Erfahrung und gesunder Menschenverstand
Dass die erforderlichen Verdünnungen in der EU-Kosmetik nichts mit den jahrzehntelangen Beobachtungen von Aromatherapeutinnen und Aromapraktikern gemein haben, ist nicht überraschend. Wer daher keine Produkte veröffentlichen möchte, aber dennoch sicher in der Anwendung sein möchte, richtet sich nach den Ausbildungsstandards.
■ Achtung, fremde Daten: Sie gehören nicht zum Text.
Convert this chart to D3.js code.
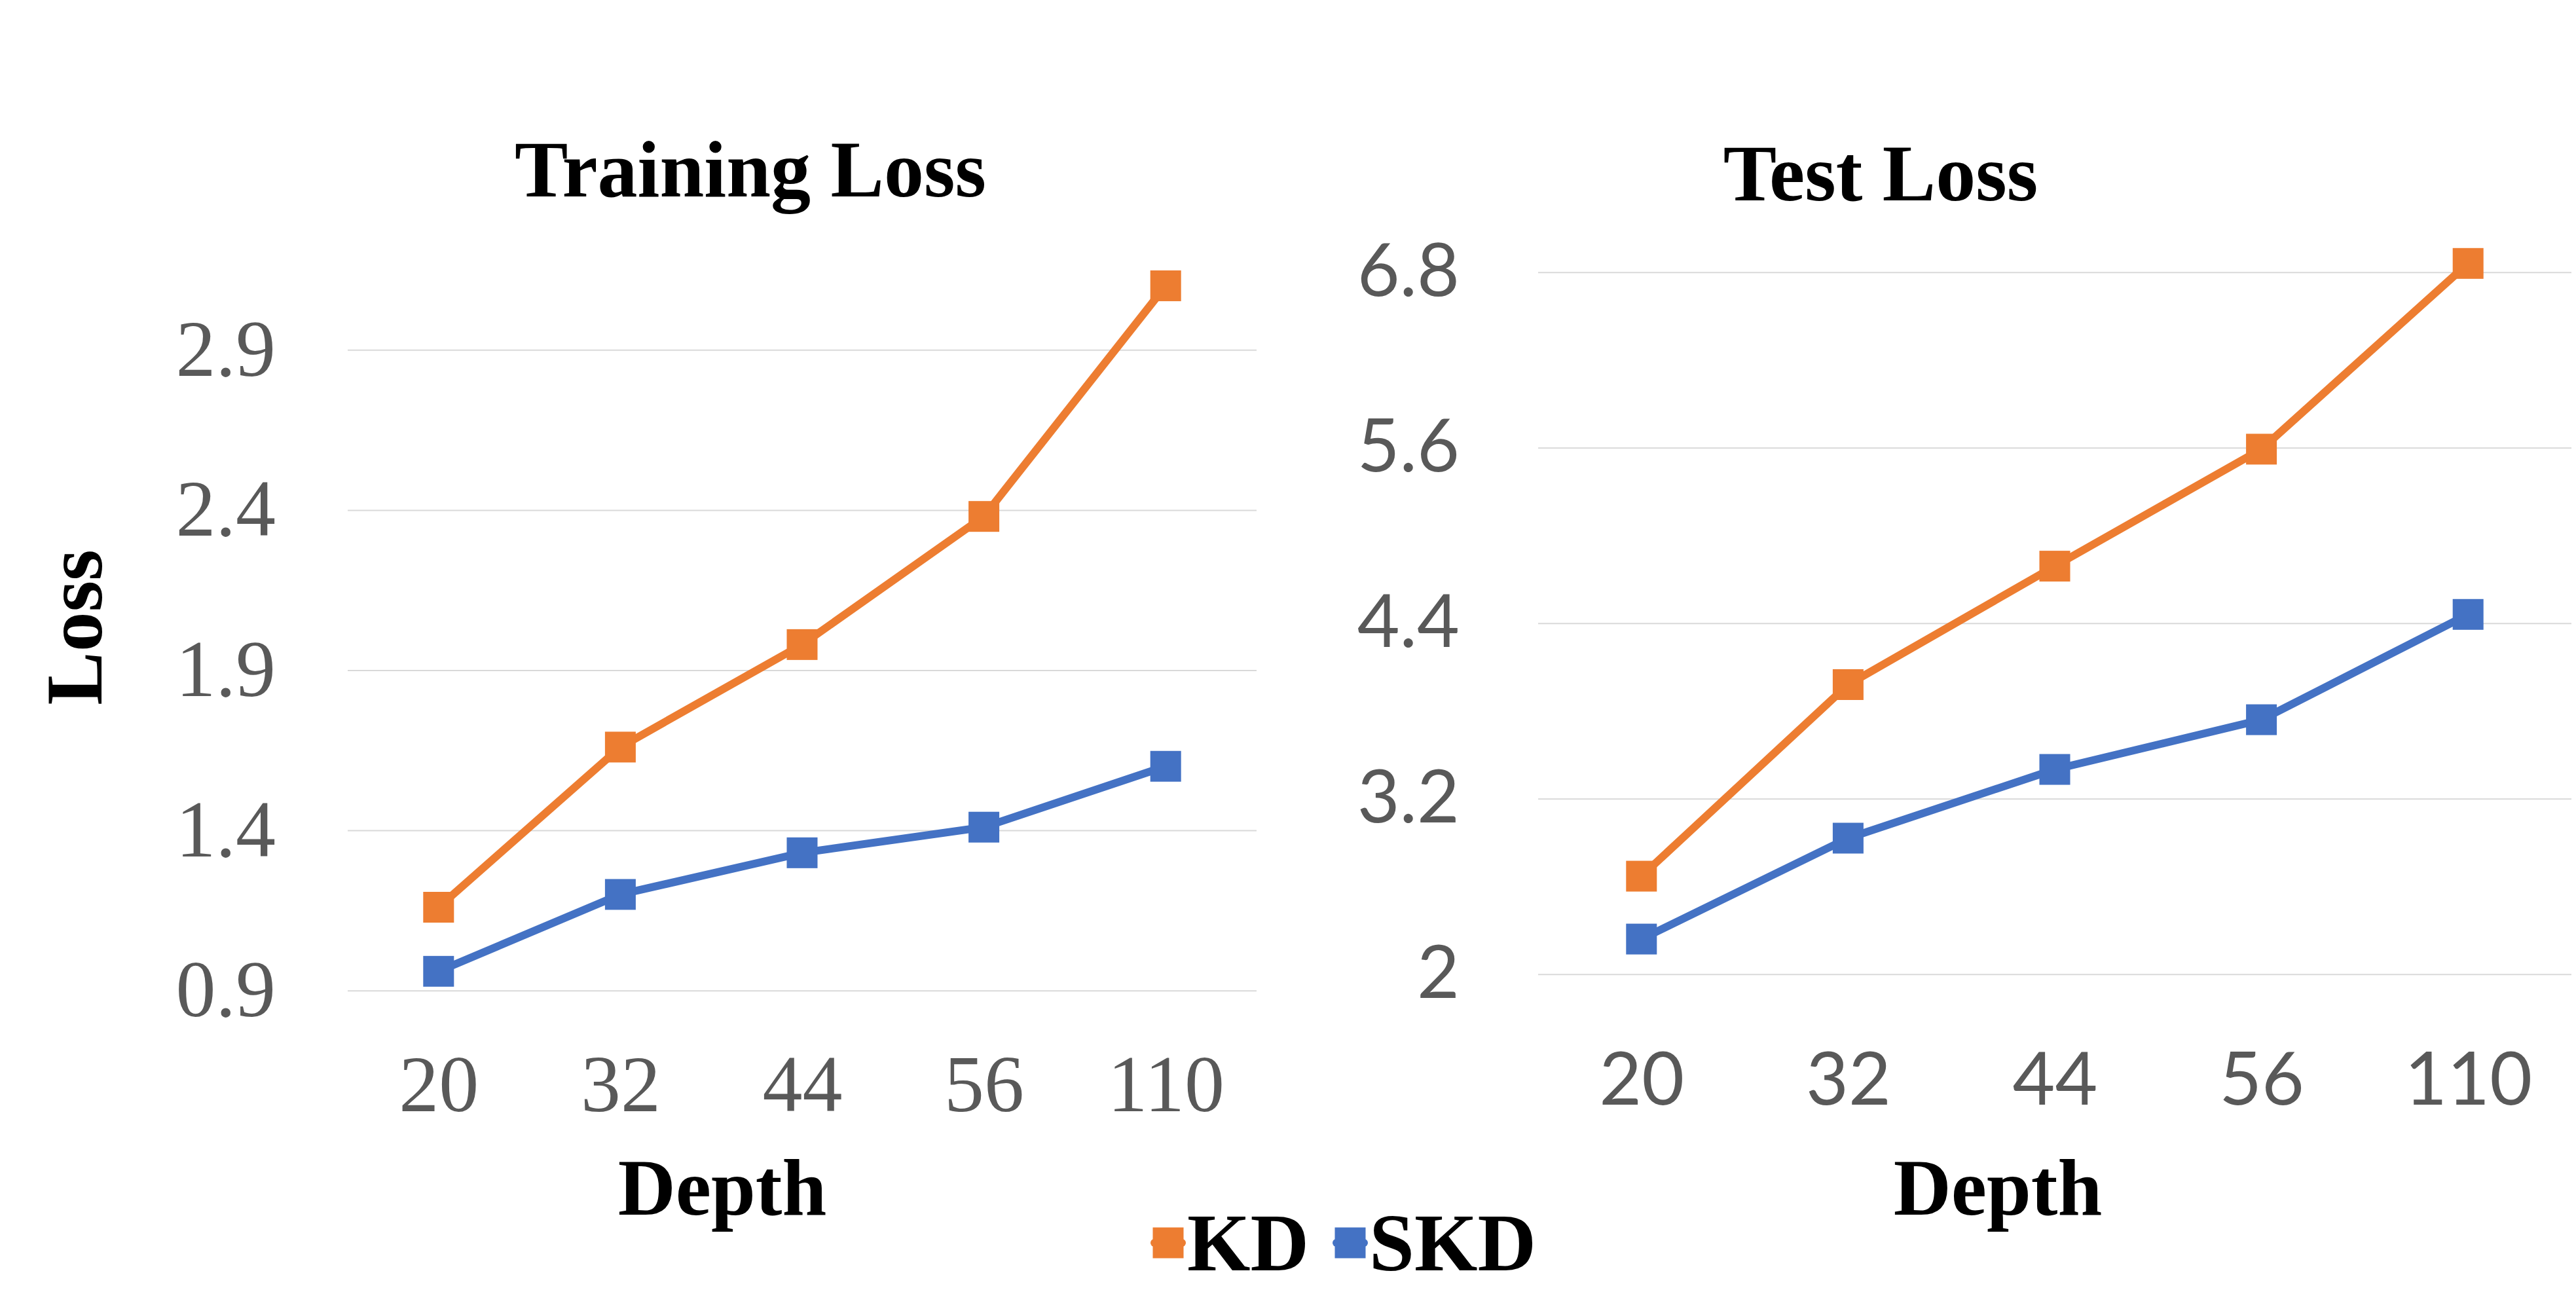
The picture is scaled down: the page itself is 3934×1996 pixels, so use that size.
<!DOCTYPE html>
<html>
<head>
<meta charset="utf-8">
<script src="https://cdn.jsdelivr.net/npm/d3@7"></script>
<style>
  body { margin: 0; background: #fff; }
  svg { display: block; }
</style>
</head>
<body>
<svg id="chart"></svg>
<script>
// values
const depths = ['20', '32', '44', '56', '110'];
const trainKD = [1.16, 1.66, 1.98, 2.38, 3.10];
const trainSKD = [0.96, 1.20, 1.33, 1.41, 1.60];
const testKD = [2.67, 3.98, 4.79, 5.59, 6.86];
const testSKD = [2.24, 2.93, 3.40, 3.74, 4.46];
const trainTicks = [0.9, 1.4, 1.9, 2.4, 2.9];
const testTicks = [2, 3.2, 4.4, 5.6, 6.8];
const seriesNames = ['KD', 'SKD'];
const seriesColors = ['#ED7D31', '#4472C4'];

const W = 3934, H = 1996;
const serif = '"Liberation Serif", "Times New Roman", serif';
const sans = 'Lato, "Open Sans", sans-serif';

const svg = d3.select('#chart')
    .attr('width', W)
    .attr('height', H);

svg.append('rect')
    .attr('width', W)
    .attr('height', H)
    .attr('fill', '#fff');

class LossChart {

    constructor(_config, _series) {
        this.config = _config;
        this.series = _series;
        this.initVis();
    }

    initVis() {
        let vis = this;
        let c = vis.config;

        vis.xScale = d3.scalePoint()
            .domain(depths)
            .range([c.left, c.right])
            .padding(0.5);

        vis.yScale = d3.scaleLinear()
            .domain([c.ticks[0], c.ticks[c.ticks.length - 1]])
            .range([c.bottom, c.top]);

        vis.chart = svg.append('g');

        // gridlines
        vis.chart.append('g')
            .attr('transform', `translate(${c.left},0)`)
            .call(d3.axisLeft(vis.yScale)
                .tickValues(c.ticks)
                .tickSize(-(c.right - c.left))
                .tickFormat(''))
            .call(g => g.select('.domain').remove())
            .call(g => g.selectAll('line')
                .attr('stroke', '#d9d9d9')
                .attr('stroke-width', 2));

        // y tick labels
        vis.chart.append('g')
            .attr('transform', `translate(${c.left},0)`)
            .call(d3.axisLeft(vis.yScale)
                .tickValues(c.ticks)
                .tickSize(0)
                .tickPadding(c.yPad)
                .tickFormat(d => String(d)))
            .call(g => g.select('.domain').remove())
            .call(g => g.selectAll('text')
                .attr('fill', '#595959')
                .style('font-family', c.tickFont)
                .style('font-size', c.tickSize + 'px'));

        // x tick labels
        vis.chart.append('g')
            .attr('transform', `translate(0,${c.bottom})`)
            .call(d3.axisBottom(vis.xScale)
                .tickSize(0)
                .tickPadding(c.xPad))
            .call(g => g.select('.domain').remove())
            .call(g => g.selectAll('text')
                .attr('fill', '#595959')
                .style('font-family', c.tickFont)
                .style('font-size', c.tickSize + 'px'));

        vis.chart.append('text')
            .attr('x', c.titleX)
            .attr('y', c.titleY)
            .attr('text-anchor', 'middle')
            .style('font-family', serif)
            .style('font-weight', 700)
            .style('font-size', '122px')
            .text(c.title);

        vis.chart.append('text')
            .attr('x', c.depthX)
            .attr('y', c.depthY)
            .attr('text-anchor', 'middle')
            .style('font-family', serif)
            .style('font-weight', 700)
            .style('font-size', '122px')
            .text('Depth');

        vis.renderVis();
    }

    renderVis() {
        let vis = this;

        const line = d3.line()
            .x((d, i) => vis.xScale(depths[i]))
            .y(d => vis.yScale(d));

        vis.series.forEach((values, k) => {
            vis.chart.append('path')
                .datum(values)
                .attr('fill', 'none')
                .attr('stroke', seriesColors[k])
                .attr('stroke-width', 12)
                .attr('stroke-linejoin', 'round')
                .attr('d', line);

            vis.chart.selectAll('.m' + k)
                .data(values)
                .join('rect')
                .attr('class', 'm' + k)
                .attr('x', (d, i) => vis.xScale(depths[i]) - 23.5)
                .attr('y', d => vis.yScale(d) - 23.5)
                .attr('width', 47)
                .attr('height', 47)
                .attr('fill', seriesColors[k]);
        });
    }
}

new LossChart({
    left: 531, right: 1919, top: 534.3, bottom: 1512.7,
    ticks: trainTicks, tickFont: serif, tickSize: 122,
    yPad: 110, xPad: 98,
    title: 'Training Loss', titleX: 1146, titleY: 300,
    depthX: 1103, depthY: 1855
}, [trainKD, trainSKD]);

new LossChart({
    left: 2349, right: 3927, top: 415.7, bottom: 1487.7,
    ticks: testTicks, tickFont: sans, tickSize: 112,
    yPad: 120, xPad: 120,
    title: 'Test Loss', titleX: 2872, titleY: 306,
    depthX: 3051, depthY: 1855
}, [testKD, testSKD]);

// y axis title
svg.append('text')
    .attr('transform', 'translate(155,958) rotate(-90)')
    .attr('text-anchor', 'middle')
    .style('font-family', serif)
    .style('font-weight', 700)
    .style('font-size', '122px')
    .text('Loss');

// legend
const legend = svg.append('g');
let lx = 1757;
seriesNames.forEach((name, k) => {
    const item = legend.append('g').attr('transform', `translate(${lx},1898)`);
    item.append('line')
        .attr('x1', 6).attr('x2', 48)
        .attr('stroke', seriesColors[k])
        .attr('stroke-width', 12)
        .attr('stroke-linecap', 'round');
    item.append('rect')
        .attr('x', 3.5).attr('y', -23.5)
        .attr('width', 47).attr('height', 47)
        .attr('fill', seriesColors[k]);
    const t = item.append('text')
        .attr('x', 56)
        .attr('y', 42)
        .style('font-family', serif)
        .style('font-weight', 700)
        .style('font-size', '124px')
        .text(name);
    lx += 56 + t.node().getComputedTextLength() + 36;
});
</script>
</body>
</html>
Robert Tisserand, Rodney Young in „Essential Oil Safety„*:
„Im Allgemeinen besteht kein phototoxisches Risiko, wenn die Öle in einem Produkt verwendet werden, das entweder nicht auf den Körper aufgetragen oder von der Haut abgewaschen wird, wie z. B. Shampoo, Badezusatz oder Seife. Ätherische Öle können jedoch an der Haut haften, wenn sie in der Sauna oder bei der Dampfinhalation verwendet werden. Es besteht kein Risiko, wenn die Haut, auf die die Öle aufgetragen werden, so abgedeckt ist, dass die UV-Strahlen sie nicht erreichen können.“
„Wir empfehlen, dass die Haut, die mit phototoxischen Ölen in Mengen behandelt wurde, die über den Höchstwerten für die Anwendung liegen, 12 bis 18 Stunden lang nicht dem UV-Licht ausgesetzt werden sollte.“
Robert Tisserand veröffentlichte vor einiger Zeit online eine Übersicht, welche Verdünnungen zu welchen ätherischen Ölen als nicht photosensibilisierend gelten. Leider finde ich die Quelle online nicht mehr. Hier ist die Übersicht:
- Bergamotte (Citrus bergamia): 0,4 %
- Limette (Citrus aurantiifolia): 0,7 %
- Bitterorange (Citrus aurantium): 1,4 %
- Zitrone (Citrus limon): 2 %
- Grapefruit (Citrus paradisi): 4 %
- Orange (Citrus sinensis): 3 %
- Mandarine (Citrus reticulata): 3 %
- Angelikawurzel (Angelica archangelica): 0,78 %
- Kreuzkümmel (Cuminum cyminum): 0,4 %
- Liebstöckel (Levisticum officinale ): 0,78 %
- Zitronen-Verbene (Lippia citriodora ): 0,78 %
- Petersilie (Petrosellinum sativum): 0,78 %
- Weinraute (Ruta graveolens): 0,78 %
- Tagetes (Tagetes tenuifolia): 0,05 %
Diskussion: Diese Verdünnungen scheinen in Widerspruch zu den oben genannten Furocoumaringehalten zu stehen. Ich weiß nicht, wie gut die Untersuchung der IFRA war. Folgt gern dem Link unter Liste, um eine Tabelle mit den Differenzierungen der Furocoumarine zu finden (spannend, oder so). Die einzelnen Furocoumarine können unterschiedlich intensiv wirken, aber die Chargen eben auch variieren. Mit der Erfahrungsliste von Robert Tisserand bin ich bisher immer gut gefahren.
Für Neueinsteigerinnen und Neueinsteiger: 1 Tropfen ätherisches Öl auf 5 mL (1 Teelöffel) fettes Öl = 1 %. 2 Tropfen auf die gleiche Menge = 2 %, 3 Tropfen = 3 % und so weiter. 1 Tropfen auf 10 mL (2 Teelöffel) sind demnach 0,5 % Dosierung.